To start off I'm a new Atlas owner and this is my first VW
Black 19 Comfortline 3.6 AWD ( I'm from Canada)

Im using a Galaxy S9 connected via bluetooth 

Currently when you recieve a text message vw infotainment does nothing no visual or audible notification... nothing 
Is it possible to have the vw infotainment display and or give a audible notification when a text is recieved ?

My old car 17 charger would announce new text message from "name" and pop on the screen 

What's weird and would lead me to believe it "should" give you notification is you can review and respond to text messages from vw infotainment 

Maybe vw doesnt alow this for safety reasons 

Sent from my SM-G960W using Tapatalk


----------



## GTINC (Jan 28, 2005)

What did you find when you checked the OM about it?


----------



## LFG (May 30, 2019)

vividimage said:


> To start off I'm a new Atlas owner and this is my first VW
> Black 19 Comfortline 3.6 AWD ( I'm from Canada)
> 
> Im using a Galaxy S9 connected via bluetooth
> ...


You don't get the little envelope icon on the screen? I agree that an audible notification would be good, but my car shows an envelope when I receive a text.


----------



## vividimage (Nov 18, 2019)

LFG said:


> You don't get the little envelope icon on the screen? I agree that an audible notification would be good, but my car shows an envelope when I receive a text.
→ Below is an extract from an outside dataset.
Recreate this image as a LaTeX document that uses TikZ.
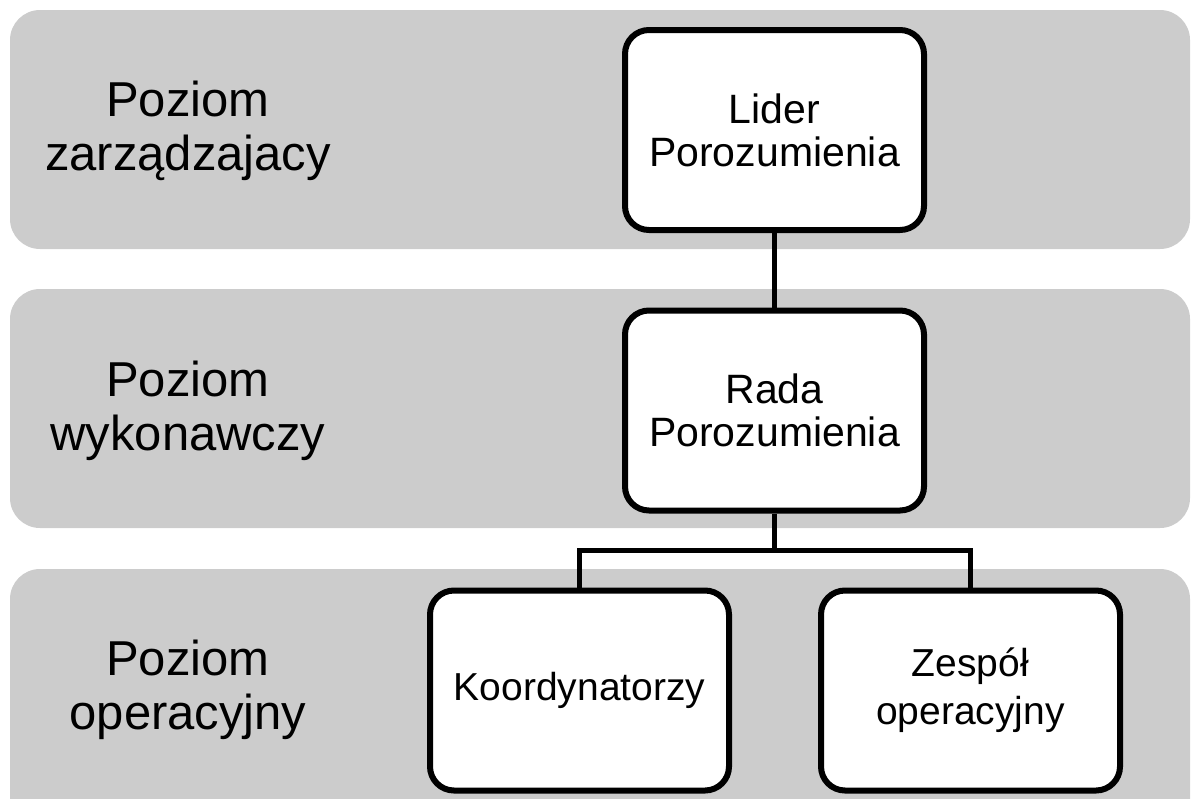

Hmmm where does that pop up ?
I'll check tonight on my way home 

Sent from my SM-G960W using Tapatalk


----------



## LFG (May 30, 2019)

vividimage said:


> Hmmm where does that pop up ?
> I'll check tonight on my way home
> 
> Sent from my SM-G960W using Tapatalk


By the bluetooth/battery/signal strength icons.


----------



## GTINC (Jan 28, 2005)

vividimage said:


> Hmmm where does that pop up ?....


Did you not get an OM with your vehicle?


----------



## Tim K (Jan 31, 2001)

Doesn't your vehicle have Android auto? I always just plug my phone in and use that. Otherwise I think you are correct that there's no audio signal of a received message.


----------



## vividimage (Nov 18, 2019)

Tim K said:


> Doesn't your vehicle have Android auto? I always just plug my phone in and use that. Otherwise I think you are correct that there's no audio signal of a received message.


Found the envelope! 
Thx folks!
Honestly other then using google maps I never fell in love with android auto 

Sent from my SM-G960W using Tapatalk


----------



## vividimage (Nov 18, 2019)

LFG said:


> By the bluetooth/battery/signal strength icons.


Found it thx ! Kind of silly there isnt some sort of notification sound tho

Sent from my SM-G960W using Tapatalk


----------



## GTINC (Jan 28, 2005)

vividimage said:


> ....Kind of silly there isnt some sort of notification sound tho....


So then you could whine about that....


----------